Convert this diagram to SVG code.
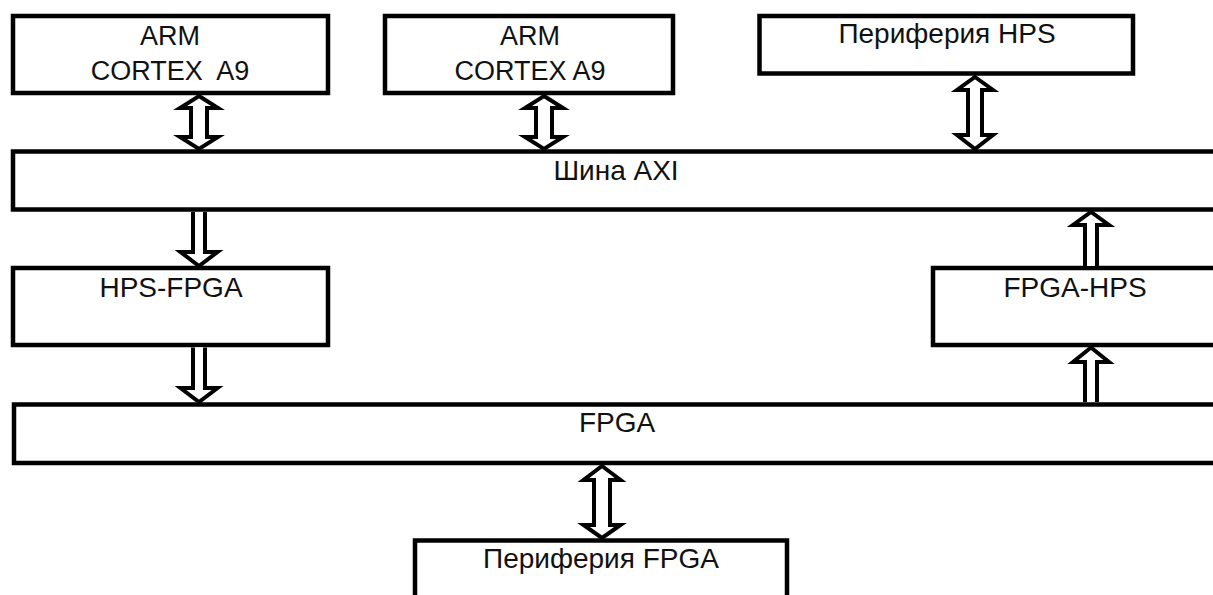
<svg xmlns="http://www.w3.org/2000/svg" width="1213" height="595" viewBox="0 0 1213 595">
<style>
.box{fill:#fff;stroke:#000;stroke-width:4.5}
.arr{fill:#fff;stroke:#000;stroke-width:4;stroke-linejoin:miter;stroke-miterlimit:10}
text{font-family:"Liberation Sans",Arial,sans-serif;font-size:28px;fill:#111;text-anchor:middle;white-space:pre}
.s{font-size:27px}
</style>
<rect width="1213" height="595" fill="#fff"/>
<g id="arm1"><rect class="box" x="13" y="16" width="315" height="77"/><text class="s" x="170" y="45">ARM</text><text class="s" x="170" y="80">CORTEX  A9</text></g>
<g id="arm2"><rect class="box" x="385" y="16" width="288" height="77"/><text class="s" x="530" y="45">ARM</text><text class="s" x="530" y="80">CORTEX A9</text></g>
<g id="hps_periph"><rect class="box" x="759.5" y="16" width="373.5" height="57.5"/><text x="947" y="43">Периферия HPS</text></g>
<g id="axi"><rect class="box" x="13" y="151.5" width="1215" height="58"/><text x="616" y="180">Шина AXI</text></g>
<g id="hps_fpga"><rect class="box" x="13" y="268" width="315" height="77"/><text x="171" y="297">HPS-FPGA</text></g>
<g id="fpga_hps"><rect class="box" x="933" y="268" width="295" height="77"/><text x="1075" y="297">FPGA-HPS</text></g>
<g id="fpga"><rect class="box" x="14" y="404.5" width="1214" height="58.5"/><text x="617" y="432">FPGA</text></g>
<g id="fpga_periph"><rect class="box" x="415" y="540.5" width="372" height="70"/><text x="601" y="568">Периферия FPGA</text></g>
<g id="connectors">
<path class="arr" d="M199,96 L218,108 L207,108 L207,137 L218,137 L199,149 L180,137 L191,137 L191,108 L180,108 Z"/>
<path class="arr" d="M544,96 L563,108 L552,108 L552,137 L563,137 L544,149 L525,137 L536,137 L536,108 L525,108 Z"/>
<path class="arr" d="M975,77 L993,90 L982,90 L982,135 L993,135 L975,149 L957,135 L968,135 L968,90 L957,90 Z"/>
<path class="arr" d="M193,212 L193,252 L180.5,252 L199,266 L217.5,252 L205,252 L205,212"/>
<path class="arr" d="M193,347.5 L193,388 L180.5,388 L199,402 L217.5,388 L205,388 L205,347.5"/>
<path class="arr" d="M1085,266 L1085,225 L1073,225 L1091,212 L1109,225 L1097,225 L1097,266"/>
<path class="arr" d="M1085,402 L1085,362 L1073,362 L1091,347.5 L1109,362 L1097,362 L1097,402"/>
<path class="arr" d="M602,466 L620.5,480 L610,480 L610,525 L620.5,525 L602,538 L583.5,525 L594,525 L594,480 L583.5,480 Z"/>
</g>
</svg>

####

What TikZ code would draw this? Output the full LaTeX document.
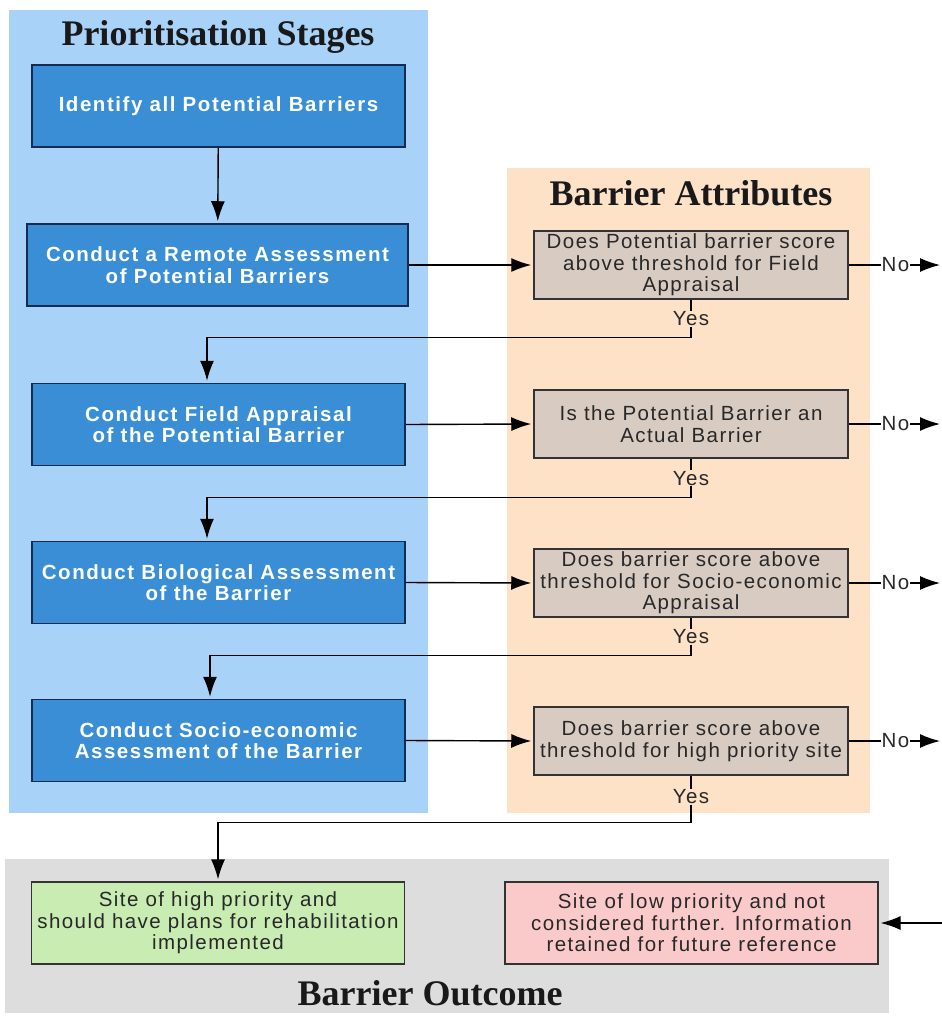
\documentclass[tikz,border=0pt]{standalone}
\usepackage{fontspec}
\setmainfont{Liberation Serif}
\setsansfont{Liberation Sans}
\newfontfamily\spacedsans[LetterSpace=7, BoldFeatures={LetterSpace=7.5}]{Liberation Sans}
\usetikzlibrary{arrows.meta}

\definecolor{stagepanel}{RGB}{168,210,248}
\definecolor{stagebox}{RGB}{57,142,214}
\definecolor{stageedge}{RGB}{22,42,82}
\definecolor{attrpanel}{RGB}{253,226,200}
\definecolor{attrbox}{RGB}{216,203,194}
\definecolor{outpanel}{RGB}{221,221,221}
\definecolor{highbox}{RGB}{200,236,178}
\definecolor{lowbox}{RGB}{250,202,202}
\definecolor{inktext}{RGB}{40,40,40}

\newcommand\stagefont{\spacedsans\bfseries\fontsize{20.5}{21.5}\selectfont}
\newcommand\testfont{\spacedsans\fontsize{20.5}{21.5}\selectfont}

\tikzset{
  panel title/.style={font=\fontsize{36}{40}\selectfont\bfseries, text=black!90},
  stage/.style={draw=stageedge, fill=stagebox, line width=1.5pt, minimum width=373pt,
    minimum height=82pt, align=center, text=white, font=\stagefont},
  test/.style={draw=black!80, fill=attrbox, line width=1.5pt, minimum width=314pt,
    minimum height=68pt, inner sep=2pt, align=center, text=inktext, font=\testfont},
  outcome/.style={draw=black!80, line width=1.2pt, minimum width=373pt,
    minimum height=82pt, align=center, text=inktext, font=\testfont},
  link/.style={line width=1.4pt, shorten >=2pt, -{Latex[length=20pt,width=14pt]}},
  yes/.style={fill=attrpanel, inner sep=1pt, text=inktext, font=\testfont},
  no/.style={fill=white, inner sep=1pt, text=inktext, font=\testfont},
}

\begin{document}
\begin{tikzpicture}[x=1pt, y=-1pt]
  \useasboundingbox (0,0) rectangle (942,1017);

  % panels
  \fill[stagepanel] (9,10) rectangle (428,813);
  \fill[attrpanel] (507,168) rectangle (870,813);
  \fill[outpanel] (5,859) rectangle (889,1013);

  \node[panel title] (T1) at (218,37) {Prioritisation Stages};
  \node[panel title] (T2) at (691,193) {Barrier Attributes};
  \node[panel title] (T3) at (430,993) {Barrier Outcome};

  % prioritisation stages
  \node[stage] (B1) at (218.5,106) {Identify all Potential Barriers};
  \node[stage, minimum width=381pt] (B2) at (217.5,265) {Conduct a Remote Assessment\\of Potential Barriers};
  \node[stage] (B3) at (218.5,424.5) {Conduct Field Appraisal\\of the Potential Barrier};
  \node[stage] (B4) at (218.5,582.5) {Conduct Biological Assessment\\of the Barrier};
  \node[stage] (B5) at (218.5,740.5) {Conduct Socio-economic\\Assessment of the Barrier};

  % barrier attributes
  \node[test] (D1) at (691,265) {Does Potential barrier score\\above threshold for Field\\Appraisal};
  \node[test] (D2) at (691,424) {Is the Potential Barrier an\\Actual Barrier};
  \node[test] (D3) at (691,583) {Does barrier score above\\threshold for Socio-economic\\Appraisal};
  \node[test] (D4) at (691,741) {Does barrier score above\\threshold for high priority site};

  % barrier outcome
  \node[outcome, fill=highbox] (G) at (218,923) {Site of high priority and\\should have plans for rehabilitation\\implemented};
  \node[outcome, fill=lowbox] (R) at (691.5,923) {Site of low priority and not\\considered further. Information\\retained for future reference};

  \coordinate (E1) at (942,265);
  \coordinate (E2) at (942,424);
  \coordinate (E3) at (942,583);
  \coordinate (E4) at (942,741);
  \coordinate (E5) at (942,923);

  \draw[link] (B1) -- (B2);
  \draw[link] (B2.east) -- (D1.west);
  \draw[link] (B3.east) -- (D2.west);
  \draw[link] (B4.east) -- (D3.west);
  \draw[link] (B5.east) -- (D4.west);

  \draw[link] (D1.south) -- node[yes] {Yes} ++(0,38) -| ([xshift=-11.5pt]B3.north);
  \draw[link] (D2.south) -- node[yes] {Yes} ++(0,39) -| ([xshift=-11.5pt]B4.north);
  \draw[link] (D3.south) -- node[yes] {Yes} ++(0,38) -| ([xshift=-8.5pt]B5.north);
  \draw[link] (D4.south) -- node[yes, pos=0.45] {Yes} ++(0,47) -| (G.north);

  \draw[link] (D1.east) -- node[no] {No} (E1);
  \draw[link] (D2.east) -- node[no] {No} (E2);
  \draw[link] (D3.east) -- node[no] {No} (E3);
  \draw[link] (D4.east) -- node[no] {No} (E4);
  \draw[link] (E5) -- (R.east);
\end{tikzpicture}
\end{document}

####

◆ **STATED PROBLEM**
Retype only the lines above from the one with "What TikZ code" through the one with "(5,859) rectangle (889,1013);", exactly and with both ends. Images stay out.

◆ **THE REPLY**
What TikZ code would draw this? Output the full LaTeX document.
\documentclass[tikz,border=0pt]{standalone}
\usepackage{fontspec}
\setmainfont{Liberation Serif}
\setsansfont{Liberation Sans}
\newfontfamily\spacedsans[LetterSpace=7, BoldFeatures={LetterSpace=7.5}]{Liberation Sans}
\usetikzlibrary{arrows.meta}

\definecolor{stagepanel}{RGB}{168,210,248}
\definecolor{stagebox}{RGB}{57,142,214}
\definecolor{stageedge}{RGB}{22,42,82}
\definecolor{attrpanel}{RGB}{253,226,200}
\definecolor{attrbox}{RGB}{216,203,194}
\definecolor{outpanel}{RGB}{221,221,221}
\definecolor{highbox}{RGB}{200,236,178}
\definecolor{lowbox}{RGB}{250,202,202}
\definecolor{inktext}{RGB}{40,40,40}

\newcommand\stagefont{\spacedsans\bfseries\fontsize{20.5}{21.5}\selectfont}
\newcommand\testfont{\spacedsans\fontsize{20.5}{21.5}\selectfont}

\tikzset{
  panel title/.style={font=\fontsize{36}{40}\selectfont\bfseries, text=black!90},
  stage/.style={draw=stageedge, fill=stagebox, line width=1.5pt, minimum width=373pt,
    minimum height=82pt, align=center, text=white, font=\stagefont},
  test/.style={draw=black!80, fill=attrbox, line width=1.5pt, minimum width=314pt,
    minimum height=68pt, inner sep=2pt, align=center, text=inktext, font=\testfont},
  outcome/.style={draw=black!80, line width=1.2pt, minimum width=373pt,
    minimum height=82pt, align=center, text=inktext, font=\testfont},
  link/.style={line width=1.4pt, shorten >=2pt, -{Latex[length=20pt,width=14pt]}},
  yes/.style={fill=attrpanel, inner sep=1pt, text=inktext, font=\testfont},
  no/.style={fill=white, inner sep=1pt, text=inktext, font=\testfont},
}

\begin{document}
\begin{tikzpicture}[x=1pt, y=-1pt]
  \useasboundingbox (0,0) rectangle (942,1017);

  % panels
  \fill[stagepanel] (9,10) rectangle (428,813);
  \fill[attrpanel] (507,168) rectangle (870,813);
  \fill[outpanel] (5,859) rectangle (889,1013);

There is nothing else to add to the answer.